January 6th, 2012 / 8:17 pm
Snippets
Snippets
Matthew Simmons—
Stacey Levine on Ryan Boudinot: “This one whom some were following was calm and restrained. His work shows so much work. Thousands of bees in his brain. His work makes its own ceiling, then bursts the ceiling again and again. Those calm, compact manners and the close shave. But you sense at any moment the gentlemanly restraint could fall away. At the spelling bee he was the most polite of them all. He is not in love with the normal. But I think he dislikes the abnormal, because, after all, the normal and its trajectory is so much more complicated and interesting.”
Havent read his writing, but this was pretty great.
Great, now write about Stacey Levine you guys.
Did Ryan Boudinot recently become the recipient of an untimely death?
Here’s something.
Just published a rad book.
this is sick
and I’m diggin it
No death, just the continuing recipient of hyperbole. Enough already. Some here can try to keep propping this not-so-worthy-as-claimed book up, but it appears that the hype has now eaten the book.
Is Stacey Levine a writer for Portlandia or is there a Seattle counterpart called Pugetonia? I feel like the paragraph above is the intro and then this Boudinot character (played by Fred Armisen) will come into frame and state, “I’m normal, but not like the rest of you. I’m radically normal.
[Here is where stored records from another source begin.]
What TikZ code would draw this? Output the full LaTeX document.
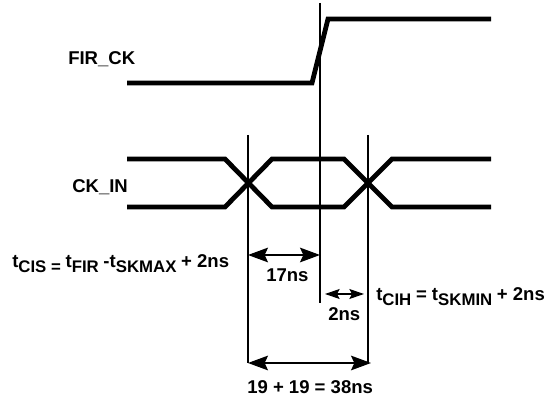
\documentclass[tikz,border=0pt]{standalone}
\usepackage{fontspec}
\setmainfont{Liberation Sans}
\usetikzlibrary{positioning, arrows.meta}
\newcommand{\lowsub}[1]{\raisebox{-3.6pt}{\fontsize{12.6}{13}\selectfont #1}}

\begin{document}
\begin{tikzpicture}[
  x=0.75pt, y=-0.75pt,
  wave/.style={line width=3.6pt, line join=miter},
  guide/.style={line width=0.8pt},
  bigtip/.tip={Stealth[length=15pt,width=11pt,inset=2.5pt]},
  smalltip/.tip={Stealth[length=11pt,width=7.5pt,inset=2pt]},
  span/.style={bigtip-bigtip, line width=0.9pt},
  spansmall/.style={smalltip-smalltip, line width=0.9pt},
  lab/.style={inner sep=0pt, font=\fontsize{13.9}{15}\selectfont\bfseries, anchor=base west}
]
\useasboundingbox (0,0) rectangle (554,398);

% Guide lines
\coordinate (clocktop) at (320,3);
\coordinate (clockbot) at (320,303);
\coordinate (setuptop) at (248,135);
\coordinate (setupbot) at (248,363);
\coordinate (holdtop) at (368,135);
\coordinate (holdbot) at (368,363);
\draw[guide] (clocktop) -- (clockbot);
\draw[guide] (setuptop) -- (setupbot);
\draw[guide] (holdtop) -- (holdbot);

% Waveforms
\draw[wave] (127,83) -- (312,83) -- (328,19) -- (491,19);
\draw[wave] (127,159) -- (225,159) -- (272,207) -- (344,207) -- (392,159) -- (491,159);
\draw[wave] (127,207) -- (225,207) -- (272,159) -- (344,159) -- (392,207) -- (491,207);

% Spans
\coordinate (a17l) at (248,255);
\coordinate (a17r) at (320,255);
\coordinate (a2l) at (325,294);
\coordinate (a2r) at (364,294);
\coordinate (a38l) at (248,363);
\coordinate (a38r) at (371,363);
\draw[span] (a17l) -- (a17r);
\draw[spansmall] (a2l) -- (a2r);
\draw[span] (a38l) -- (a38r);

% Labels
\node[lab] (firck) at (68,65) {FIR\_CK};
\node[lab] (ckin) at (72,193) {CK\_IN};
\node[lab] (tcis) at (12,268) {t\lowsub{CIS = }t\lowsub{FIR }-t\lowsub{SKMAX }+ 2ns};
\node[lab] (ns17) at (266,282) {17ns};
\node[lab] (ns2) at (328,321) {2ns};
\node[lab] (tcih) at (376,301) {t\lowsub{CIH }= t\lowsub{SKMIN }+ 2ns};
\node[lab] (ns38) at (247,394) {19 + 19 = 38ns};

\end{tikzpicture}
\end{document}
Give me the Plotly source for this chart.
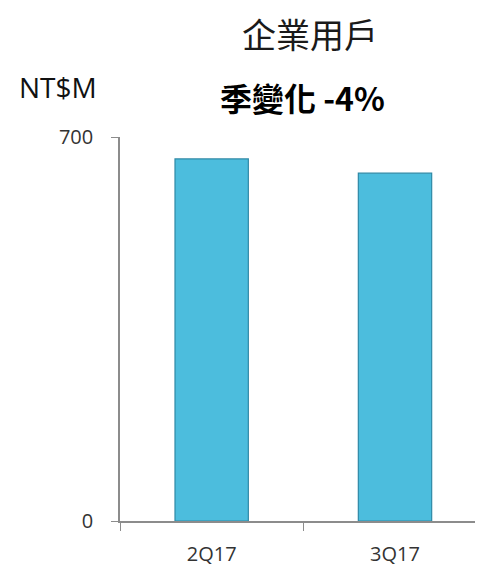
import plotly.graph_objects as go

categories = ["2Q17", "3Q17"]
values = [660, 634]
y_ticks = [0, 700]
title_text = "企業用戶"
subtitle_text = "季變化 -4%"
unit_text = "NT$M"

# page is shown with an 8px body margin; compensate
OFF = 8
W, H = 483 - OFF, 576 - OFF
L, T = 120 - OFF, 137 - OFF
R = 0
B = H - (521 - OFF)
pw, ph = W - L - R, H - T - B

def px_x(x):
    return (x - OFF - L) / pw

def px_y(y):
    return ((521 - OFF) - (y - OFF)) / ph

fig = go.Figure()
fig.add_trace(go.Bar(
    x=categories, y=values, width=0.4,
    marker=dict(color="#4cbddd", line=dict(color="#2f89a6", width=1.2)),
))

fig.update_layout(
    width=W, height=H,
    margin=dict(l=L, r=R, t=T, b=B),
    paper_bgcolor="white", plot_bgcolor="white",
    showlegend=False,
    xaxis=dict(
        range=[-0.5, 1.48],
        showline=True, linecolor="#8c8c8c", linewidth=1.5,
        ticks="outside", ticklen=8, tickcolor="#8c8c8c",
        tickson="boundaries",
        ticklabelstandoff=14,
        tickfont=dict(family="Open Sans, Liberation Sans", size=20, color="#333333"),
        showgrid=False,
    ),
    yaxis=dict(
        range=[0, 700], tickvals=y_ticks,
        showline=True, linecolor="#8c8c8c", linewidth=1.5,
        ticks="outside", ticklen=7, tickcolor="#8c8c8c",
        ticklabelstandoff=14,
        showgrid=True, gridcolor="#8c8c8c", gridwidth=1.2,
        zeroline=False,
        tickfont=dict(family="Open Sans, Liberation Sans", size=20, color="#333333"),
    ),
    annotations=[
        dict(text=title_text, x=px_x(310), y=px_y(33), xref="paper", yref="paper",
             showarrow=False, xanchor="center", yanchor="middle",
             font=dict(family="Noto Sans CJK TC", size=34, color="#1a1a1a")),
        dict(text="<b>" + subtitle_text + "</b>", x=px_x(302), y=px_y(97), xref="paper", yref="paper",
             showarrow=False, xanchor="center", yanchor="middle",
             font=dict(family="Noto Sans CJK TC", size=32, color="#000000")),
        dict(text=unit_text, x=px_x(58), y=px_y(87), xref="paper", yref="paper",
             showarrow=False, xanchor="center", yanchor="middle",
             font=dict(family="Open Sans, Liberation Sans", size=28, color="#111111")),
    ],
)

fig.write_html("out.html")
My trajectory isn’t even on your radar.”
Seriously. Can we have the annoying Tournament of Bookshit back? Can there be a late entry for overhyping of mainstream fiction that is already doing just fine in Bookforum and Indie Book Picks or whatever?
In the first chapter, I got as far as “He’d seen in a magazine that one painting by that one guy _Study after Velazquez’s Portrait of Pope Innocent X_.” Nice way to shoehorn that in there. Just as the painting is out of reach of the focalizing character’s frame of reference, or would be if not for that providential magazine, I think the sublimity and horror of Francis Bacon are out of range of this author. It’s a cheat, both times.
The Boudinot book is considered dystopian, but somehow the monsterhype seems to point to a blueprint of the future that will bring us walls of marketing blitz for books that suspiciously might not even exist, or perhaps whatever “books” get pre-orders based on the marketing will be green-lit to be written. It’ll be like Borges’ invented books idea taken over for the sake of promotion rather than inventiveness and appreciation of literature.
Dearheart, get out of the Present! The post is goofin on Stein.
Actually I was going to buy the book…and put a bird on it.
I think the “post-apocalyptic” genre is characterized by scarcely-warranted authorial optimism.